* Start Data segment *

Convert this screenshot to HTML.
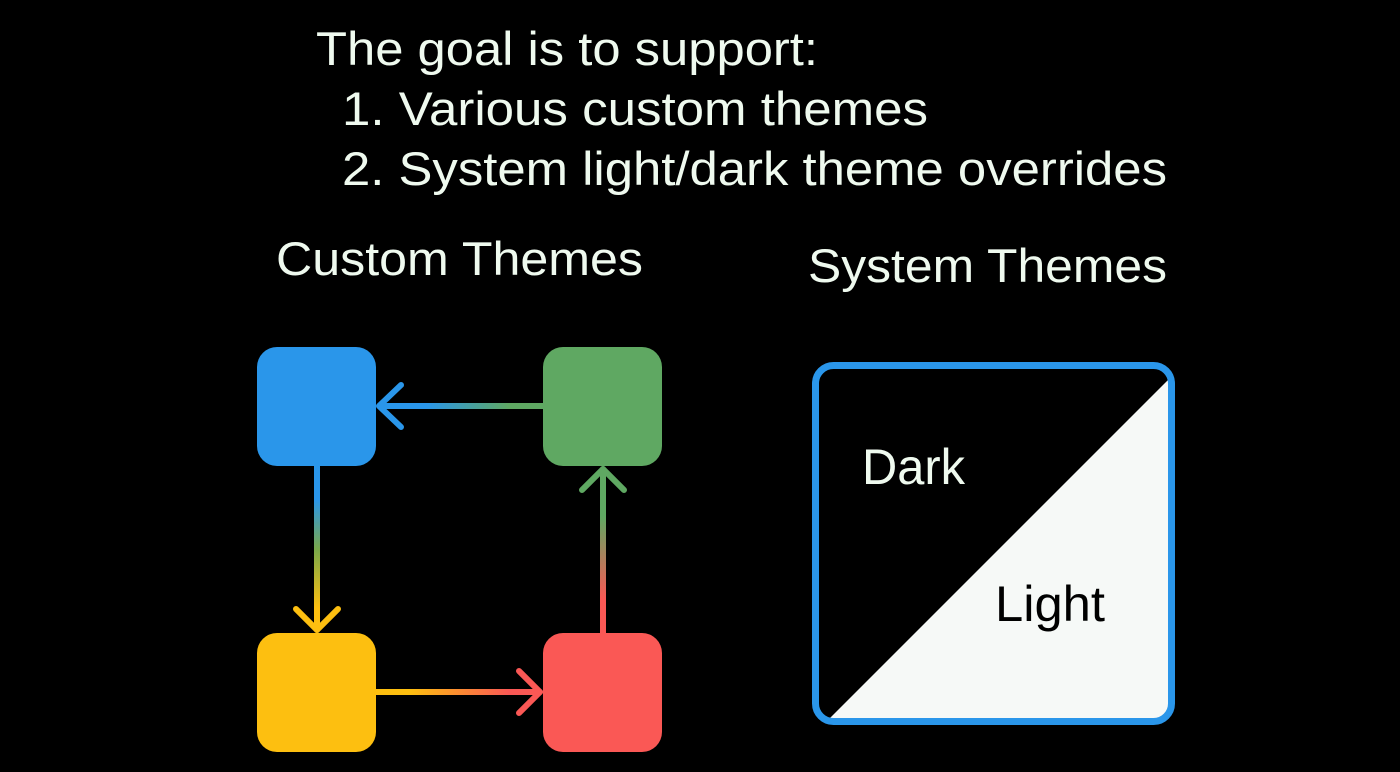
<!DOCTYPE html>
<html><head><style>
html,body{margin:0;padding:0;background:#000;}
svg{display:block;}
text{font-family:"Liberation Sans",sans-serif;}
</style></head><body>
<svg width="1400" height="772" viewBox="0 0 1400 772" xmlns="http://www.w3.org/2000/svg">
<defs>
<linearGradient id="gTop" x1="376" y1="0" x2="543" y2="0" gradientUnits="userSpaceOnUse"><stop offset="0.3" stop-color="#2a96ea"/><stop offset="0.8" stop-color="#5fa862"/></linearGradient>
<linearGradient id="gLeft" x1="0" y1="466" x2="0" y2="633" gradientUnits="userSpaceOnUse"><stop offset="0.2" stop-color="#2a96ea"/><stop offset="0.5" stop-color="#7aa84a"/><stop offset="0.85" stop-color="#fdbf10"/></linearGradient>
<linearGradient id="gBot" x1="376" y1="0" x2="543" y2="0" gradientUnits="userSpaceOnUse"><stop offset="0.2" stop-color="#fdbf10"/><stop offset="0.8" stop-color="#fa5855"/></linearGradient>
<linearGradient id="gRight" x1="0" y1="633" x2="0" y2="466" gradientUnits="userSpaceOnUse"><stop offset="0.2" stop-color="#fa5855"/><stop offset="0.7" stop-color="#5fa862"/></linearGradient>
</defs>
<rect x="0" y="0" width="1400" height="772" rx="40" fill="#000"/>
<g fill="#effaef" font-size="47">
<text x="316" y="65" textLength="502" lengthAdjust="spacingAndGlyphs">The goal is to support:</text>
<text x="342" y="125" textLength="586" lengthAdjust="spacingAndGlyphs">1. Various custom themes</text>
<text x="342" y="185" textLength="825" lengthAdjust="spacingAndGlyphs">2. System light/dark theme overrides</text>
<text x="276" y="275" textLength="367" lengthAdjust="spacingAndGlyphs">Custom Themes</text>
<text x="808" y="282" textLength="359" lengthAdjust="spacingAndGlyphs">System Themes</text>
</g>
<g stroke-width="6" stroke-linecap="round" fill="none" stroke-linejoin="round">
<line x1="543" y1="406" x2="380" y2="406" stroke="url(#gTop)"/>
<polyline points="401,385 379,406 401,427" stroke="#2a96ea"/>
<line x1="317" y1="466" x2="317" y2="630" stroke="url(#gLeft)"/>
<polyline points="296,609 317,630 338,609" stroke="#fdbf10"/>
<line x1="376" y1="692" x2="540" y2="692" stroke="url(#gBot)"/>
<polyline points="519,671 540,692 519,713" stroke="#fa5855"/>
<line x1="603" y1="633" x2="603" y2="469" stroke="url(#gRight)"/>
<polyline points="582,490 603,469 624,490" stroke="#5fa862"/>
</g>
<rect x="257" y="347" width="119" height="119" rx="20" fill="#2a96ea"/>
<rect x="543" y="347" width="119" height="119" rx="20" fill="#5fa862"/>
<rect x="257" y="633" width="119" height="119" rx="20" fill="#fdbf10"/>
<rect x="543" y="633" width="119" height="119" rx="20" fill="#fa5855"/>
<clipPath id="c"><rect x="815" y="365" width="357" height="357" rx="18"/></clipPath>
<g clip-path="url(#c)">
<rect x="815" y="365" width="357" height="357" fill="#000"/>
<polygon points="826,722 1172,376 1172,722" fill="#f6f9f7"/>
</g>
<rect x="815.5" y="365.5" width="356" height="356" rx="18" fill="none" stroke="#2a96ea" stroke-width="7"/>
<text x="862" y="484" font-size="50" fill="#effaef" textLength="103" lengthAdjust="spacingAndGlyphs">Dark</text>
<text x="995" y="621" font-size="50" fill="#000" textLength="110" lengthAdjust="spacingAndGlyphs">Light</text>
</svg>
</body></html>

* End Data segment *

■ What to produce: Send back the data above word for word, with the pictures left out.

■ Expected output:
Convert this screenshot to HTML.
<!DOCTYPE html>
<html><head><style>
html,body{margin:0;padding:0;background:#000;}
svg{display:block;}
text{font-family:"Liberation Sans",sans-serif;}
</style></head><body>
<svg width="1400" height="772" viewBox="0 0 1400 772" xmlns="http://www.w3.org/2000/svg">
<defs>
<linearGradient id="gTop" x1="376" y1="0" x2="543" y2="0" gradientUnits="userSpaceOnUse"><stop offset="0.3" stop-color="#2a96ea"/><stop offset="0.8" stop-color="#5fa862"/></linearGradient>
<linearGradient id="gLeft" x1="0" y1="466" x2="0" y2="633" gradientUnits="userSpaceOnUse"><stop offset="0.2" stop-color="#2a96ea"/><stop offset="0.5" stop-color="#7aa84a"/><stop offset="0.85" stop-color="#fdbf10"/></linearGradient>
<linearGradient id="gBot" x1="376" y1="0" x2="543" y2="0" gradientUnits="userSpaceOnUse"><stop offset="0.2" stop-color="#fdbf10"/><stop offset="0.8" stop-color="#fa5855"/></linearGradient>
<linearGradient id="gRight" x1="0" y1="633" x2="0" y2="466" gradientUnits="userSpaceOnUse"><stop offset="0.2" stop-color="#fa5855"/><stop offset="0.7" stop-color="#5fa862"/></linearGradient>
</defs>
<rect x="0" y="0" width="1400" height="772" rx="40" fill="#000"/>
<g fill="#effaef" font-size="47">
<text x="316" y="65" textLength="502" lengthAdjust="spacingAndGlyphs">The goal is to support:</text>
<text x="342" y="125" textLength="586" lengthAdjust="spacingAndGlyphs">1. Various custom themes</text>
<text x="342" y="185" textLength="825" lengthAdjust="spacingAndGlyphs">2. System light/dark theme overrides</text>
<text x="276" y="275" textLength="367" lengthAdjust="spacingAndGlyphs">Custom Themes</text>
<text x="808" y="282" textLength="359" lengthAdjust="spacingAndGlyphs">System Themes</text>
</g>
<g stroke-width="6" stroke-linecap="round" fill="none" stroke-linejoin="round">
<line x1="543" y1="406" x2="380" y2="406" stroke="url(#gTop)"/>
<polyline points="401,385 379,406 401,427" stroke="#2a96ea"/>
<line x1="317" y1="466" x2="317" y2="630" stroke="url(#gLeft)"/>
<polyline points="296,609 317,630 338,609" stroke="#fdbf10"/>
<line x1="376" y1="692" x2="540" y2="692" stroke="url(#gBot)"/>
<polyline points="519,671 540,692 519,713" stroke="#fa5855"/>
<line x1="603" y1="633" x2="603" y2="469" stroke="url(#gRight)"/>
<polyline points="582,490 603,469 624,490" stroke="#5fa862"/>
</g>
<rect x="257" y="347" width="119" height="119" rx="20" fill="#2a96ea"/>
<rect x="543" y="347" width="119" height="119" rx="20" fill="#5fa862"/>
<rect x="257" y="633" width="119" height="119" rx="20" fill="#fdbf10"/>
<rect x="543" y="633" width="119" height="119" rx="20" fill="#fa5855"/>
<clipPath id="c"><rect x="815" y="365" width="357" height="357" rx="18"/></clipPath>
<g clip-path="url(#c)">
<rect x="815" y="365" width="357" height="357" fill="#000"/>
<polygon points="826,722 1172,376 1172,722" fill="#f6f9f7"/>
</g>
<rect x="815.5" y="365.5" width="356" height="356" rx="18" fill="none" stroke="#2a96ea" stroke-width="7"/>
<text x="862" y="484" font-size="50" fill="#effaef" textLength="103" lengthAdjust="spacingAndGlyphs">Dark</text>
<text x="995" y="621" font-size="50" fill="#000" textLength="110" lengthAdjust="spacingAndGlyphs">Light</text>
</svg>
</body></html>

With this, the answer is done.